Anyone who has ever taken a taxi in New York will quickly recognize

that Elodie Lachaud’s Taxi Series could only have been taken in America’s leading metropole.

Who did not sit in the back of a yellow cab, watching life pass by with one eye,

while the other is firmly fixed on the meter, that constant reminder that time is money in the Big Apple.

But Lachaud’s images are of course more than mere registrations.

In addition to the taxi, itself a symbol of being in between places, the warm dashboard colors,

the neon light reflections of New York’s urban landscape and the raindrops on the window

make us feel both at home and alienated.

According to Lachaud, a graduate from the Academie des Beaux Arts in Paris, the main motive in her work is mobility.

“I’ve always taken photographs of my wanderings. You can always see the same thing on them ...
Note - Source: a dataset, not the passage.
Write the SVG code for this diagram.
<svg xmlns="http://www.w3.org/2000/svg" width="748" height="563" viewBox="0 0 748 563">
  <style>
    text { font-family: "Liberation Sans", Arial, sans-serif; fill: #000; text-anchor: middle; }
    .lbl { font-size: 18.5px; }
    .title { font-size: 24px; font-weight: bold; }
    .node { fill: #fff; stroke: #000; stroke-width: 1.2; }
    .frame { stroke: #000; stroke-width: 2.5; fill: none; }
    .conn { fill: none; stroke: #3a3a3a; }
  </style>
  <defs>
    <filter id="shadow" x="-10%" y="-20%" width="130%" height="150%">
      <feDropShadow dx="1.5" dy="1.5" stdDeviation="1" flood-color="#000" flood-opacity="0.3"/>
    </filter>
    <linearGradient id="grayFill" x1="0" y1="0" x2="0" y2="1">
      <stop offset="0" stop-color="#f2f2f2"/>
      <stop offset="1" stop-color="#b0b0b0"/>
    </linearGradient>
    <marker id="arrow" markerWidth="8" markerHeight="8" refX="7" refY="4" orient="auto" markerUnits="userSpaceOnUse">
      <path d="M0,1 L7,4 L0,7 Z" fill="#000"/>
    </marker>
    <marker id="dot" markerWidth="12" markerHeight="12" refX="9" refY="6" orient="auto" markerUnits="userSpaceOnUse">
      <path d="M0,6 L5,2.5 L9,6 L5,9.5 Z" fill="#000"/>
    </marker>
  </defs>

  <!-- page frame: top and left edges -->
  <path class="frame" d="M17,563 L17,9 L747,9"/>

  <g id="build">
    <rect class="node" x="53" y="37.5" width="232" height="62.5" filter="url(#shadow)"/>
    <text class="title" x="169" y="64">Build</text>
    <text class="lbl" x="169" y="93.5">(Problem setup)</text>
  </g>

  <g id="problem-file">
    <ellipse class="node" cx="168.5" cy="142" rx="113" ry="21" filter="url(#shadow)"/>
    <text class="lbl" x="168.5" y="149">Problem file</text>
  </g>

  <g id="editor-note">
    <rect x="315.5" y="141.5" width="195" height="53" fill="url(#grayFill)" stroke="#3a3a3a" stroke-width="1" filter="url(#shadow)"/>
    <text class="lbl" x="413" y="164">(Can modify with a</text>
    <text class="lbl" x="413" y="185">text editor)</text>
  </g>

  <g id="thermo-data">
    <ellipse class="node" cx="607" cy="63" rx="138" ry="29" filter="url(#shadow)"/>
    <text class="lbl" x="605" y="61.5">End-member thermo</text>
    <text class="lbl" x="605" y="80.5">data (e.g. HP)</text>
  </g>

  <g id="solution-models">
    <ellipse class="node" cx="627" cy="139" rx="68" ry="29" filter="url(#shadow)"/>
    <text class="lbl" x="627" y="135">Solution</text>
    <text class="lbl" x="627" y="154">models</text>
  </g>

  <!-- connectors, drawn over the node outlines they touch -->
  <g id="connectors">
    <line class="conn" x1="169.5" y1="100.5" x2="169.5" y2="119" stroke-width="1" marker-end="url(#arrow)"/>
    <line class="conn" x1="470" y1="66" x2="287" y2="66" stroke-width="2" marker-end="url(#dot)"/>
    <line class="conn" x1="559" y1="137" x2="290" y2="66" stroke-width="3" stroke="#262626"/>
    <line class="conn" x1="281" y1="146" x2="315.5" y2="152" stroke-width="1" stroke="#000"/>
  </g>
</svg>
the possibility of escape, of exodus, of desertion and of projection ... a feeling of uneasiness as well ...

I always have the word "borderline" on my mind. In a car, I feel free.

Inside one, you have, at any time, a changing vision of the undefined space of a moving car ...

a feeling of infinity. When I’m in a place, I always notice the emergency exit ... the vanishing point ...

I guess I’m claustrophobic.”

The mobility motive could be seen earlier in her photo series on Iceland and Palermo.

In the first, she drove across the island and at regular intervals took photos of the horizon.

Apart from the road or bridge she happened to be standing on – the horizon cutting the image in halves –

she showed not a single distraction in the foreground, thus producing the perfect road to nowhere.

Stuck between here and there, past and future, the image evokes a sense of being lost in a nameless place

that could be just about anywhere.

As such, the images are arguably still a good reflection of the icy isle that lies forgotten on the edge

of northern Europe and the Arctic.

In her Palermo series, we again detect her fascination for car interiors, as well as hallways, doors and elevators,

all similar symbols of being in between worlds.

I think however, that Serie Taxi is her most complete work to date, as said, because it captures the spirit of New York,

as well as the concept of being in between things, of being somehow at home, somewhere away from home.